En aucun cas les filiales de PIE n’échappent à l’impôt dans les îles qu’ils approvisionnent en produits pétroliers. C’est en tout cas ce qu’affirment à « infodujour.fr » leurs dirigeants.
Les vieux dossiers ressortent
Il est impossible pour l’instant de vérifier sur quels montants portent ces impôts et donc s’il y a ou pas un manque à gagner dans les recettes des gouvernements. Que soit à Tahiti, Fidji ou en Nouvelle-Calédonie.
Ce qui est sûr, c’est que la riposte ne s’est pas fait attendre. PIE envisage de porter plainte contre Bill Ravel pour diffamation. Et voilà que ressortent les vieux dossiers judiciaires et les contentieux divers et variés. Parmi ceux-ci, des condamnations qui remontent à plusieurs années et que Bill Ravel s’est vu infligées.
Pour comprendre l’enjeu de cette querelle, il faut « dézoomer » et prendre la mesure des enjeux économiques et géopolitiques dans la région indopacifique.

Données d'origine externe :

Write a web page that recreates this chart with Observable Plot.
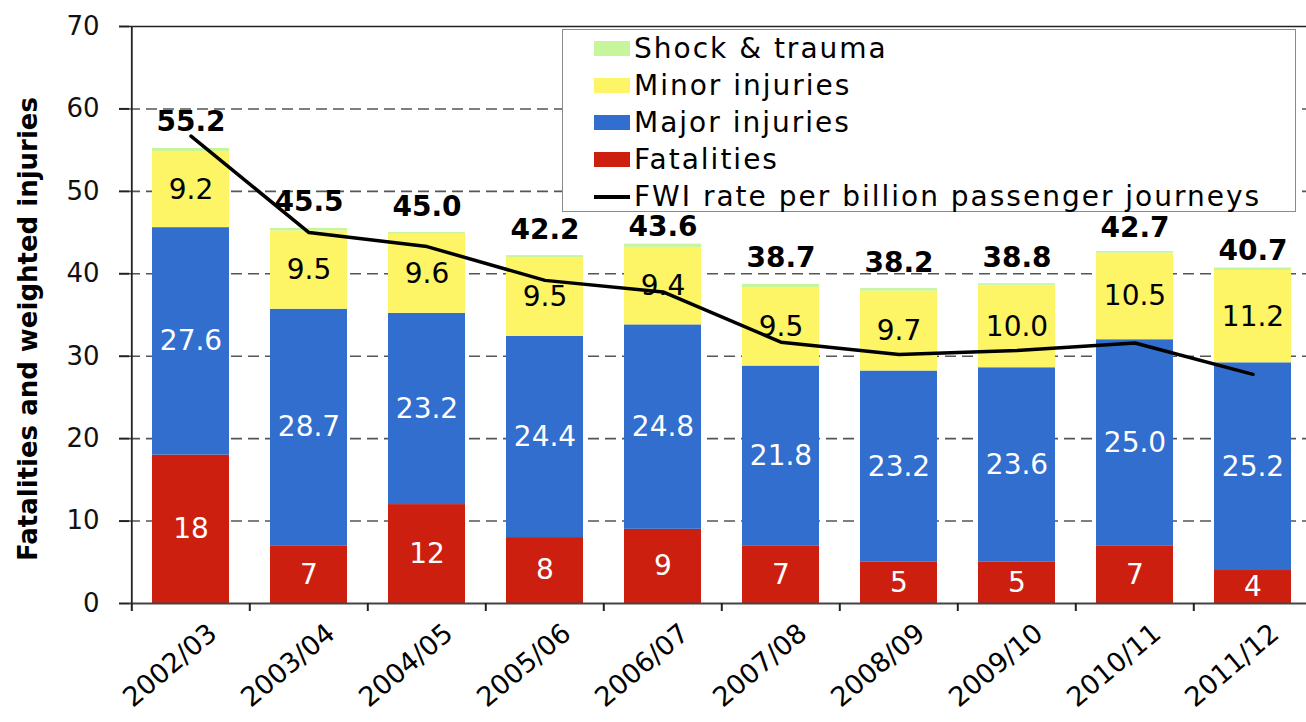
<!DOCTYPE html>
<html>
<head>
<meta charset="utf-8">
<script src="https://cdn.jsdelivr.net/npm/d3@7"></script>
<script src="https://cdn.jsdelivr.net/npm/@observablehq/plot@0.6"></script>
<style>
  html, body { margin: 0; padding: 0; background: #fff; }
  #wrap { position: relative; width: 1306px; height: 722px; overflow: hidden; font-family: "DejaVu Sans", sans-serif; }
  #legend { position: absolute; left: 562px; top: 29px; width: 734px; height: 183px; box-sizing: border-box;
            border: 1.5px solid #8a8a8a; background: #fff; }
  .item { display: flex; align-items: center; height: 37px; }
  .sw { margin-left: 31px; width: 36px; height: 15px; flex: none; }
  .ln { margin-left: 31px; width: 36px; height: 4px; background: #000; flex: none; }
  .lab { margin-left: 4px; font-size: 28px; letter-spacing: 2px; color: #000; white-space: nowrap; }
</style>
</head>
<body>
<div id="wrap"></div>
<script>
const years = ["2002/03","2003/04","2004/05","2005/06","2006/07","2007/08","2008/09","2009/10","2010/11","2011/12"];
const fatalities = [18, 7, 12, 8, 9, 7, 5, 5, 7, 4];
const majorInjuries = [27.6, 28.7, 23.2, 24.4, 24.8, 21.8, 23.2, 23.6, 25.0, 25.2];
const minorInjuries = [9.2, 9.5, 9.6, 9.5, 9.4, 9.5, 9.7, 10.0, 10.5, 11.2];
const shockTrauma = [0.4, 0.3, 0.2, 0.3, 0.4, 0.4, 0.3, 0.2, 0.2, 0.3];
const totals = [55.2, 45.5, 45.0, 42.2, 43.6, 38.7, 38.2, 38.8, 42.7, 40.7];
const fwiRate = [56.7, 45.0, 43.3, 39.2, 37.8, 31.7, 30.2, 30.7, 31.6, 27.8];
const yTicks = [0, 10, 20, 30, 40, 50, 60, 70];
const gridTicks = [10, 20, 30, 40, 50, 60];
const seriesNames = ["Fatalities", "Major injuries", "Minor injuries", "Shock & trauma"];
const seriesColors = ["#cd1f0f", "#316ecd", "#fdf466", "#c6f59c"];
const lineName = "FWI rate per billion passenger journeys";
// total labels that sit closer to their bar in the reference (clear of the legend box)
const closeLabelYears = ["2006/07", "2011/12"];
const nearLabelYears = ["2010/11"];

const seriesValues = [fatalities, majorInjuries, minorInjuries, shockTrauma];
const rows = seriesNames.flatMap((s, si) => years.map((y, i) => ({year: y, series: s, value: seriesValues[si][i]})));
const totalRows = years.map((y, i) => ({year: y, total: totals[i]}));

const whiteLabel = d => d.series === "Fatalities" ? String(d.value)
  : d.series === "Major injuries" ? d.value.toFixed(1) : null;
const blackLabel = d => d.series === "Minor injuries" ? d.value.toFixed(1) : null;
const totalText = d => d.total.toFixed(1);

const chart = Plot.plot({
  width: 1306,
  height: 722,
  marginLeft: 129,
  marginRight: 0,
  marginTop: 26,
  marginBottom: 119,
  style: {fontFamily: "DejaVu Sans, sans-serif", background: "white", overflow: "hidden"},
  x: {type: "band", domain: years, range: [129.3, 1313.3], paddingInner: 0.35, paddingOuter: 0.175, axis: null},
  y: {domain: [0, 70], axis: null},
  color: {domain: seriesNames, range: seriesColors},
  marks: [
    Plot.ruleY(gridTicks, {stroke: "#555", strokeWidth: 1.6, strokeDasharray: "11,6"}),
    Plot.barY(rows, Plot.stackY({x: "year", y: "value", fill: "series", order: null})),
    Plot.ruleY([70], {stroke: "#222", strokeWidth: 1.5}),
    Plot.ruleY([0], {stroke: "#444", strokeWidth: 2}),
    Plot.ruleX([years[0]], {x: d => d, dx: -59.2, y1: 0, y2: 70, stroke: "#222", strokeWidth: 1.8}),
    Plot.ruleX(years, {x: d => d, dx: -59.2, y1: 0, y2: 0, insetBottom: -8, stroke: "#222", strokeWidth: 2}),
    Plot.axisY({ticks: yTicks, tickSize: 10, tickPadding: 20, fontSize: 26, stroke: "#222", strokeWidth: 2,
                fill: "#111", label: null, tickFormat: d => String(d)}),
    Plot.text(["Fatalities and weighted injuries"], {frameAnchor: "left", textAnchor: "middle", lineAnchor: "middle",
                dx: -101, dy: 14, rotate: -90, fontWeight: "bold", fontSize: 26, fill: "#000"}),
    Plot.text(years, {x: d => d, frameAnchor: "bottom", dx: 22, dy: 26, rotate: -40,
                textAnchor: "end", lineAnchor: "middle", fontSize: 27, fill: "#000"}),
    Plot.text(rows, Plot.stackY({x: "year", y: "value", order: null, text: whiteLabel, fill: "white", fontSize: 28})),
    Plot.text(rows, Plot.stackY({x: "year", y: "value", order: null, text: blackLabel, fill: "black", fontSize: 28})),
    Plot.text(totalRows, {filter: d => !closeLabelYears.includes(d.year) && !nearLabelYears.includes(d.year),
                x: "year", y: "total", text: totalText, dy: -26, fontWeight: "bold", fontSize: 28, fill: "#000"}),
    Plot.text(totalRows, {filter: d => nearLabelYears.includes(d.year),
                x: "year", y: "total", text: totalText, dy: -23, fontWeight: "bold", fontSize: 28, fill: "#000"}),
    Plot.text(totalRows, {filter: d => closeLabelYears.includes(d.year),
                x: "year", y: "total", text: totalText, dy: -17, fontWeight: "bold", fontSize: 28, fill: "#000"}),
    Plot.line(years, {x: d => d, y: (d, i) => fwiRate[i], stroke: "#000", strokeWidth: 3.5})
  ]
});

const wrap = document.getElementById("wrap");
wrap.appendChild(chart);

const legend = document.createElement("div");
legend.id = "legend";
const legendItems = [
  {name: seriesNames[3], color: seriesColors[3]},
  {name: seriesNames[2], color: seriesColors[2]},
  {name: seriesNames[1], color: seriesColors[1]},
  {name: seriesNames[0], color: seriesColors[0]},
  {name: lineName, line: true}
];
for (const it of legendItems) {
  const row = document.createElement("div");
  row.className = "item";
  const sw = document.createElement("div");
  sw.className = it.line ? "ln" : "sw";
  if (!it.line) sw.style.background = it.color;
  const lab = document.createElement("span");
  lab.className = "lab";
  lab.textContent = it.name;
  row.appendChild(sw);
  row.appendChild(lab);
  legend.appendChild(row);
}
wrap.appendChild(legend);
</script>
</body>
</html>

Au-delà des questions de ressources marines et d’approvisionnement en essence de la multitude de territoires du Pacifique, le contrôle du transport pétrolier et du stockage est une donnée essentielle et prioritaire.
Des bases stratégiques
Car le pacifique est le théâtre d’une lutte sourde entre les États-Unis et la Chine pour le contrôle de bases insulaires parfois minuscules, mais néanmoins stratégiques. De son côté, la France tente de préserver sa présence en Polynésie et en Nouvelle-Calédonie, très convoitées par les Chinois. Même si la perte de l’énorme contrat de sous-marins annulé par l’Australie a affaibli sa position dans la région.
De multiples négociations sont en cours pour tenter de figer les choses et de renforcer un peu de la souveraineté française dans une zone très convoitée.
Un projet porté par des Français
En association avec la compagnie pétrolière malaisienne PETRONAS un accord-cadre s’il est avalisé, permettrait à un « club » de territoires signataires Fidji, Tahiti, Nouvelle-Calédonie, Papouasie-Nouvelle-Guinée, d’assurer non seulement la continuité de leur approvisionnement régulier, mais aussi le stockage stratégique de 90 jours auquel la France est tenue. Et qui pour l’instant, dans les faits, représente seulement 30 jours en moyenne.